Ross Douthat tells us today that Hillary Clinton's popularity is saving Democrats from possible electoral disaster in 2016, in part because Democrats are underestimating the appeal of Republicans' abundant wealth of new ideas - no, really:
... many Democratic partisans assume that 2016 will inevitably be better for their party than the looming midterms, and many analysts assume that the Republican Party is a long, long way from mounting a substantive challenge to liberalism. My friends on the left have an extensive list of things that the right simply "must" do before the G.O.P. can be relevant at the presidential level again (crush the Tea Party, then move left on immigration, then move left on everything else ...), and they express a certain condescension toward the recent stirrings of conservative policy innovation: Nice effort, but you'll have to move a lot further in our direction if you expect to win the White House back.Now, I'll admit that I've expressed a lot of concern about Democrats' ability to win in 2016 without Hillary, in large part because Democrats are terrible at making genuine stars out of fresh talent (the GOP noise machine is much better at this, partly because it's relentlessly propagandistic, and partly because the mainstream media looks to it for cues, which is how empty suits like Ted Cruz and Rand Paul attained superstar status mere weeks after they were sworn in to the Senate).

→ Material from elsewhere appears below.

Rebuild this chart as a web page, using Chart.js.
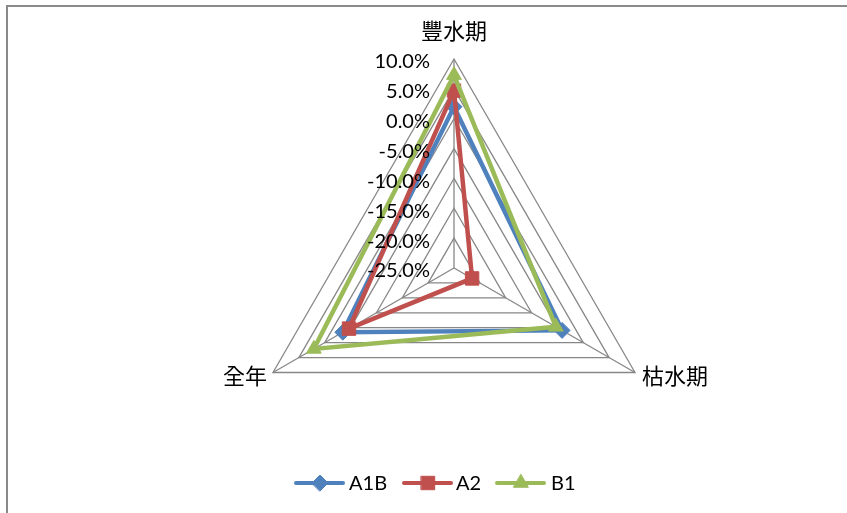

But does Douthat really think the GOP could actually win in 2016 on the strength of fresh reform ideas?
Douthat's pals in the professional liberal commentariat may be saying that reform conservatism is weak tea, but I don't think that's its real problem. The real problem with reform conservatism is that it's not acceptable to the Republican Party. Let me put that another way: Reform is not acceptable to the Republican Party -- certainly not reform that looks anything like moderation. The problem isn't that reform conservatives aren't getting enough credit for trying to drag the GOP a few inches to the left -- it's that the GOP has just spent five-plus years letting the tea party drag it a few miles further to the right.
Has the party made any real effort to promote an alternative to Obamacare? No. Does the party have an immigration proposal it's willing to fight for? No. Apart from a couple of halfhearted stabs by Rand Paul and Paul Ryan, does the party have any ideas for dealing with entrenched poverty? And aren't the Paul and Ryan ideas just reheated Jack Kemp proposals from the last century?
And on foreign policy, as Elias Isquith notes, isn't Ran Paul's alleged break with the GOP's saber-rattling, neocon-friendly past now shown to be a big joke, given Paul's refusal to offer the slightest challenge to the unified GOP "Democrats are weak on defense!" howling in response to the Bowe Bergdahl release?
Please note that Paul, who was supposed to be the guy pointing the GOP toward the future on foreign policy and other issues, is not only running 10 points behind Hillary Clinton in a new Washington Post/ABC poll, he's running worse among 18-39-year-olds (56% Hillary, 41% Rand) than he is among senior citizens (47% Hillary, 45% Rand). I guess the young can spot phony youth appeal.
Ross, wake me when reform conservatism actually happens. Right now it's mostly just a bunch of people writing position papers for you to swoon over, and nothing more.